We had a quick discussion over a coffee about how successful the Jane’s networking event had been for us and how good the service had been – all in all a very impressive event. The show got off to a quick start and it was clear early doors that it was going to be a busy morning. Once the rush died down Grant held the fort while I went to chat to some of our new friends about Rubb military buildings.
The afternoon was a little slow, but a late visit from His Royal Highness Prince Feisal bin Al Hussein of Jordan, who was very interested in learning about our aircraft hangars, put a much needed spring back into our step just in time for the journey back to the hotel.
Day 4 – CEO Day
The discussion at breakfast was the eagerly awaited arrival of Rubb Group CEO Rune Vamråk. With meetings scattered throughout the day it was always going to be a hectic one. We arrived at the show nice and early, handled our emails/calls and said our hellos to fellow UK exhibitors.
Grant set off to speak to both the Norwegian stand and BAE to get ready for the day while I prepared for Rune’s arrival. We had heavy footfall in the morning which kept us both busy and Rune arrived at lunch time. From then on it was a whirlwind of a business dinner, a meeting at our stand and a meeting at the Spanish pavilion.

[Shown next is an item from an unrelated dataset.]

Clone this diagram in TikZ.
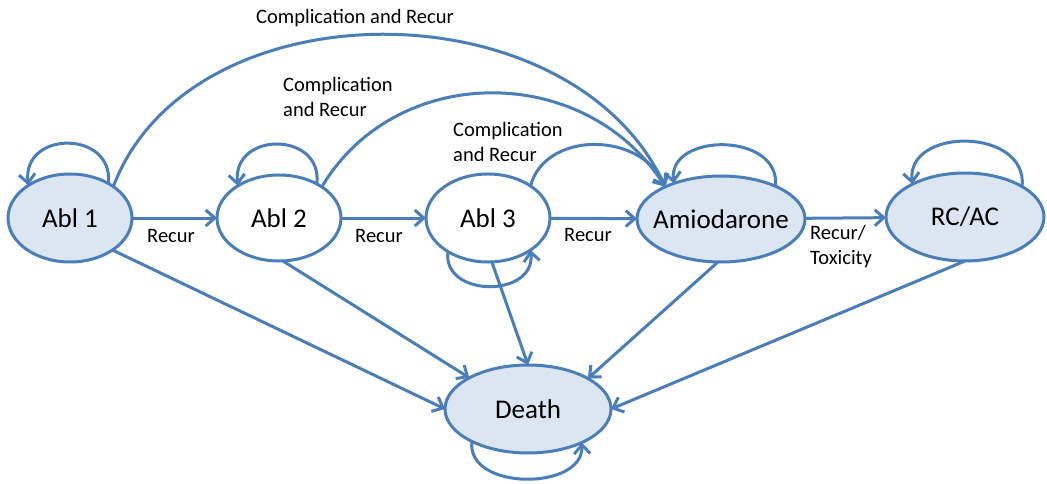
\documentclass[tikz,border=0pt]{standalone}
\usepackage{fontspec}
\setmainfont{Carlito}
\usetikzlibrary{shapes.geometric,arrows.meta}
\definecolor{lineblue}{HTML}{4A7EBB}
\definecolor{fillblue}{HTML}{DCE6F2}
\begin{document}
\begin{tikzpicture}[x=1pt,y=-1pt,
  state/.style={ellipse, draw=lineblue, line width=3pt, inner sep=0pt, outer sep=0pt, font=\fontsize{27}{31}\selectfont},
  filled/.style={state, fill=fillblue},
  plain/.style={state, fill=white},
  conn/.style={draw=lineblue, line width=3pt, -{Straight Barb[length=9pt,width=16pt]}},
  lbl/.style={font=\fontsize{20.5}{25}\selectfont, inner sep=0pt, align=left},
]
\useasboundingbox[fill=white] (0,0) rectangle (1047,484);

\node[filled, minimum width=124pt, minimum height=88pt] (abl1) at (70,218) {Abl 1};
\node[plain, minimum width=124pt, minimum height=86pt] (abl2) at (279,218) {Abl 2};
\node[plain, minimum width=124pt, minimum height=88pt] (abl3) at (488,218) {Abl 3};
\node[filled, minimum width=168pt, minimum height=86pt] (amio) at (721,219) {\makebox[0pt]{Amiodarone}};
\node[filled, minimum width=158pt, minimum height=88pt] (rcac) at (965,217) {RC/AC};
\node[filled, minimum width=166pt, minimum height=88pt] (death) at (528,409) {Death};

% horizontal transitions
\draw[conn] (abl1) -- (abl2);
\draw[conn] (abl2) -- (abl3);
\draw[conn] (abl3) -- (amio);
\draw[conn] (amio) -- (rcac);

% to death
\draw[conn] (abl1.-37) -- (death.west);
\draw[conn] (abl2.-85) -- (death.152);
\draw[conn] (abl3.-85) -- (death.north);
\draw[conn] (amio.-94) -- (death.27);
\draw[conn] (rcac.south) -- (death.east);

% complication arcs
\draw[conn] (abl1.36) .. controls (190,-16) and (570,-16) .. (amio.150);
\draw[conn] (abl2.36) .. controls (396,62) and (585,62) .. (amio.150);
\draw[conn] (abl3.37) .. controls (545,131) and (640,131) .. (amio.150);

% self loops
\draw[conn] (abl1.42) .. controls (114,130) and (22,130) .. (abl1.142);
\draw[conn] (abl2.42) .. controls (323,131) and (232,131) .. (abl2.142);
\draw[conn] (abl3.-140) .. controls (442,298) and (536,298) .. (abl3.-37);
\draw[conn] (amio.31) .. controls (781,132) and (668,132) .. (amio.143);
\draw[conn] (rcac.28) .. controls (1028,127) and (906,127) .. (rcac.148);
\draw[conn] (death.-150) .. controls (466,491) and (584,491) .. (death.-32);

% labels
\node[lbl] (ltop) at (355,18) {Complication and Recur};
\node[lbl, anchor=west] (l2) at (283,97) {Complication\\and Recur};
\node[lbl, anchor=west] (l3) at (453,142) {Complication\\and Recur};
\node[lbl] (r1) at (171,236) {Recur};
\node[lbl] (r2) at (379,236) {Recur};
\node[lbl] (r3) at (588,235) {Recur};
\node[lbl, anchor=west] (r4) at (810,247) {Recur/\\Toxicity};
\end{tikzpicture}
\end{document}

The afternoon wound down and Grant started on the social media trail with our neighbours to add to our growing number of followers (if your reading this and not following us please click on the links below).
As the day drew to a close we said goodbye to Rune who left happily knowing the Rubb stand was in good hands (or at least we think he did….)
Day 5 – What a day
Typically from past experience Wednesday and Thursday are the “business” days of the show, with everything settling down a little bit and people getting to know their way around. Eurosatory was true to form in this instance.

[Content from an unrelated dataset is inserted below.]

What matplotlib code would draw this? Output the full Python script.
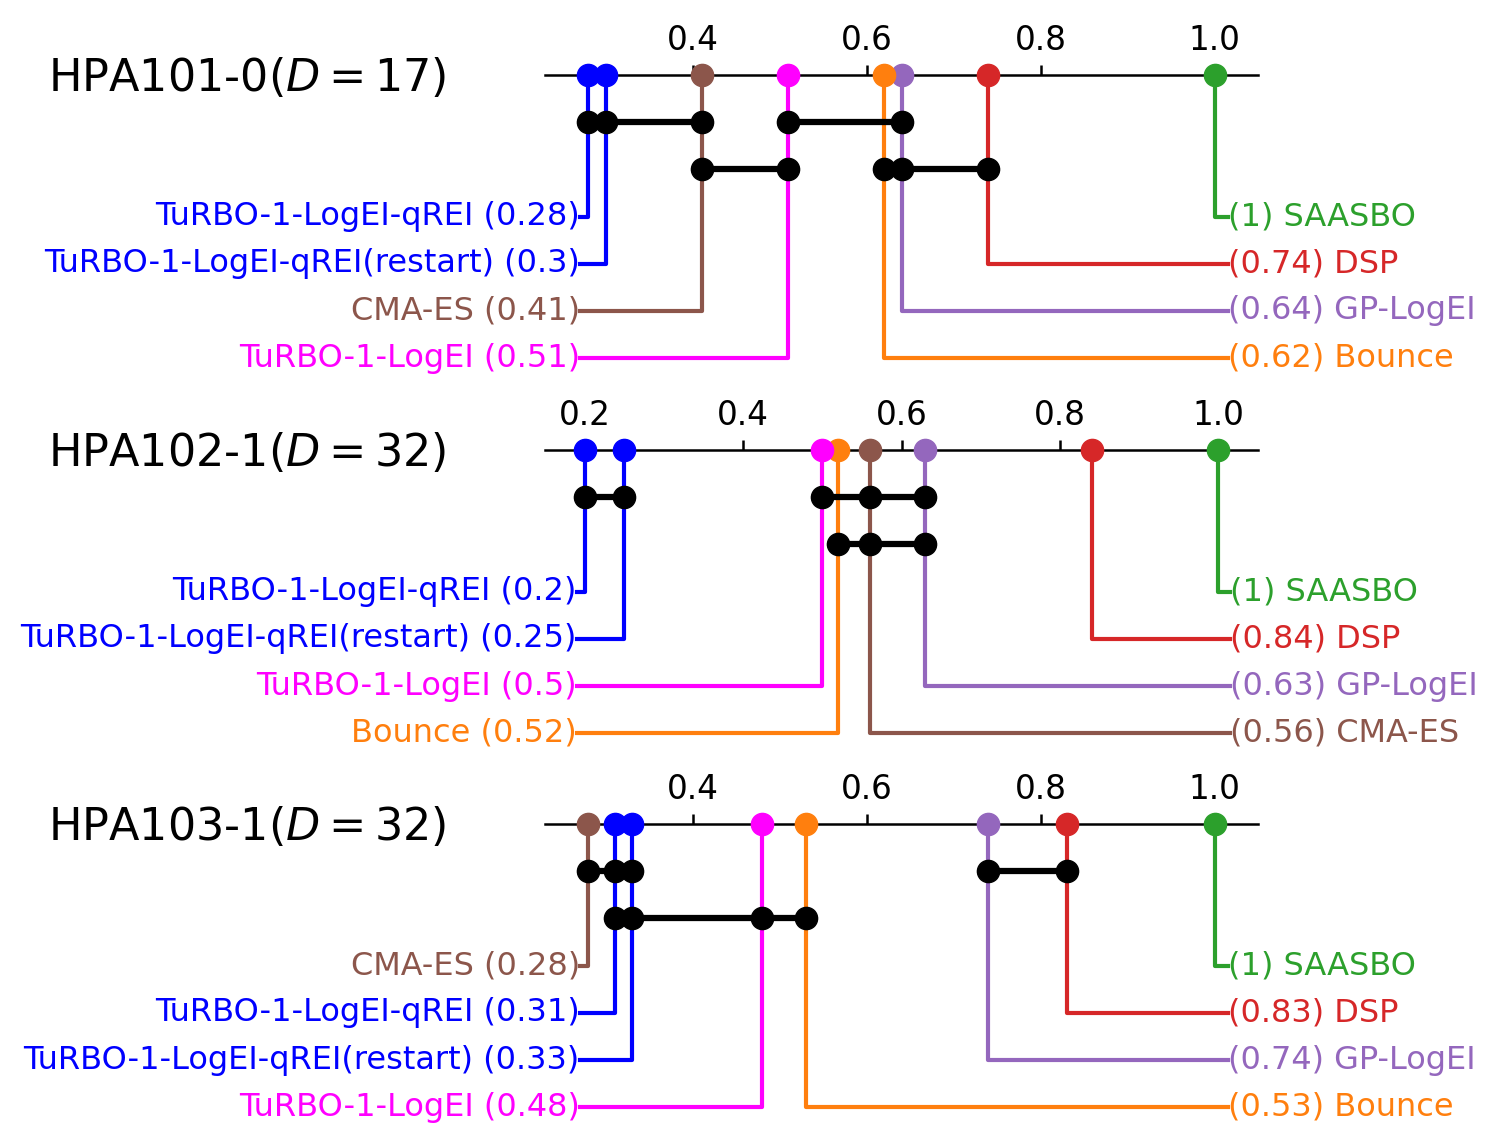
import numpy as np
import matplotlib.pyplot as plt
from matplotlib.transforms import blended_transform_factory

# HPA101-0 (D=17)
names_a = ['SAASBO', 'DSP', 'GP-LogEI', 'Bounce', 'TuRBO-1-LogEI', 'CMA-ES',
           'TuRBO-1-LogEI-qREI(restart)', 'TuRBO-1-LogEI-qREI']
scores_a = [1.0, 0.74, 0.64, 0.62, 0.51, 0.41, 0.30, 0.28]
cliques_a = [(1, [0.28, 0.30, 0.41]), (1, [0.51, 0.64]),
             (2, [0.41, 0.51]), (2, [0.62, 0.64, 0.74])]

# HPA102-1 (D=32)
names_b = ['SAASBO', 'DSP', 'GP-LogEI', 'CMA-ES', 'Bounce', 'TuRBO-1-LogEI',
           'TuRBO-1-LogEI-qREI(restart)', 'TuRBO-1-LogEI-qREI']
scores_b = [1.0, 0.84, 0.63, 0.56, 0.52, 0.50, 0.25, 0.20]
cliques_b = [(1, [0.20, 0.25]), (1, [0.50, 0.56, 0.63]),
             (2, [0.52, 0.56, 0.63])]

# HPA103-1 (D=32)
names_c = ['SAASBO', 'DSP', 'GP-LogEI', 'Bounce', 'TuRBO-1-LogEI',
           'TuRBO-1-LogEI-qREI(restart)', 'TuRBO-1-LogEI-qREI', 'CMA-ES']
scores_c = [1.0, 0.83, 0.74, 0.53, 0.48, 0.33, 0.31, 0.28]
cliques_c = [(1, [0.28, 0.31, 0.33]), (1, [0.74, 0.83]),
             (2, [0.31, 0.33, 0.48, 0.53])]

titles = [r'HPA101-0($D=17$)', r'HPA102-1($D=32$)', r'HPA103-1($D=32$)']

colors = {
    'SAASBO': 'tab:green',
    'DSP': 'tab:red',
    'GP-LogEI': 'tab:purple',
    'Bounce': 'tab:orange',
    'CMA-ES': 'tab:brown',
    'TuRBO-1-LogEI': '#ff00ff',
    'TuRBO-1-LogEI-qREI': '#0000ff',
    'TuRBO-1-LogEI-qREI(restart)': '#0000ff',
}

fig = plt.figure(figsize=(14.95, 11.46), dpi=100)


def draw_cd(ax, title, names, scores, cliques):
    scores = np.array(scores)
    lo = scores.min() - 0.05
    ax.set_xlim(lo, 1.05)
    ax.set_ylim(6.5, 0)
    for s in ['left', 'right', 'bottom']:
        ax.spines[s].set_visible(False)
    ax.spines['top'].set_linewidth(1.8)
    ax.xaxis.tick_top()
    ax.set_xticks([t for t in [0.2, 0.4, 0.6, 0.8, 1.0] if t >= lo])
    ax.tick_params(axis='x', direction='out', length=7, width=1.8,
                   labelsize=23.5, pad=6)
    ax.set_yticks([])
    ax.patch.set_visible(False)

    order = np.argsort(scores)
    half = len(names) // 2
    xl = scores.min() - 0.01
    xr = 1.015
    # left side: lowest scores
    for i, k in enumerate(order[:half]):
        r = 3 + i
        c = colors[names[k]]
        ax.plot([scores[k], scores[k], xl], [0, r, r], color=c, lw=3,
                clip_on=False, zorder=2)
        ax.text(xl, r, f'{names[k]} ({scores[k]:g})', ha='right',
                va='center', color=c, fontsize=23)
    # right side: highest scores
    for i, k in enumerate(order[half:][::-1]):
        r = 3 + i
        c = colors[names[k]]
        ax.plot([scores[k], scores[k], xr], [0, r, r], color=c, lw=3,
                clip_on=False, zorder=2)
        ax.text(xr, r, f'({scores[k]:g}) {names[k]}', ha='left',
                va='center', color=c, fontsize=23)

    for row, members in cliques:
        ax.plot([min(members), max(members)], [row, row], color='black',
                lw=4.5, zorder=3, clip_on=False)
        ax.plot(members, [row] * len(members), 'o', color='black', ms=16,
                zorder=4, clip_on=False)

    for k in range(len(names)):
        ax.plot(scores[k], 0, 'o', color=colors[names[k]], ms=16,
                zorder=5, clip_on=False)

    trans = blended_transform_factory(fig.transFigure, ax.transData)
    ax.text(0.032, 0.07, title, transform=trans, ha='left', va='center',
            fontsize=32)


tops = [75, 450, 824]
row_px = 47.2
h = 6.5 * row_px / 1146
panels = [(names_a, scores_a, cliques_a),
          (names_b, scores_b, cliques_b),
          (names_c, scores_c, cliques_c)]
for top, title, (nm, sc, cl) in zip(tops, titles, panels):
    ax = fig.add_axes([545 / 1495, 1 - top / 1146 - h, 713 / 1495, h])
    draw_cd(ax, title, nm, sc, cl)

fig.savefig('out.png', dpi=100)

After our first brew of the day came our first visitor and probably the best visit of our show, our pitch was perfect and well received and we of course chatted about the World Cup and the up-coming England match. The visit had us on an absolute high; this (along with the caffeine kick) sprung us into action for the day. We immediately set about visiting the companies we had aimed to speak to.
Just before lunch we had an excellent discussion with a potential client. As we left their stand and walked through the outdoor pavilion, the sun was shining and we were smiling as though England had won the World Cup. It didn’t take Grant long to knock me back down to earth as he turned to me laughing and said: “Lovely day today I bet you wish you had some sunglasses…” oh yes his card is marked…
The afternoon did not disappoint either with some encouraging news filtering through from back at HQ and an excellent enquiry regarding our UAV POD, not even the killer route home could dampen our spirits.
As we arrived back at the hotel and sat down to a well deserved beer and some food we turned our attention to the England game. Could they round off the perfect Eurosatory day…
Day 6 – Finale
So England did not deliver on our perfect day and we were doubtful if the last day of the show could reach the dizzy heights of Thursday, but nevertheless we checked out of our hotel (which was excellent by the way) and with suitcases in tow, booked a taxi and headed off to the final day of the exhibition.
The footfall at the show was very few and far between and the UK Pavilion were understandably upset about the result from the night before. No one was prepared to give up hope on making it through the group stages and with that optimism in mind we took to the aisles, finely pressed and shadeless for one last push. Once again this proved to be very successful for us.
Most of the afternoon was spent talking to our new UK Pavilion friends about the next show and how Eurosatory had been for them.
Overall, despite the killer journey to and from the hotel, the train strikes and the sunglasses disaster we have had a very positive experience and look forward to our next show at Farnborough in July.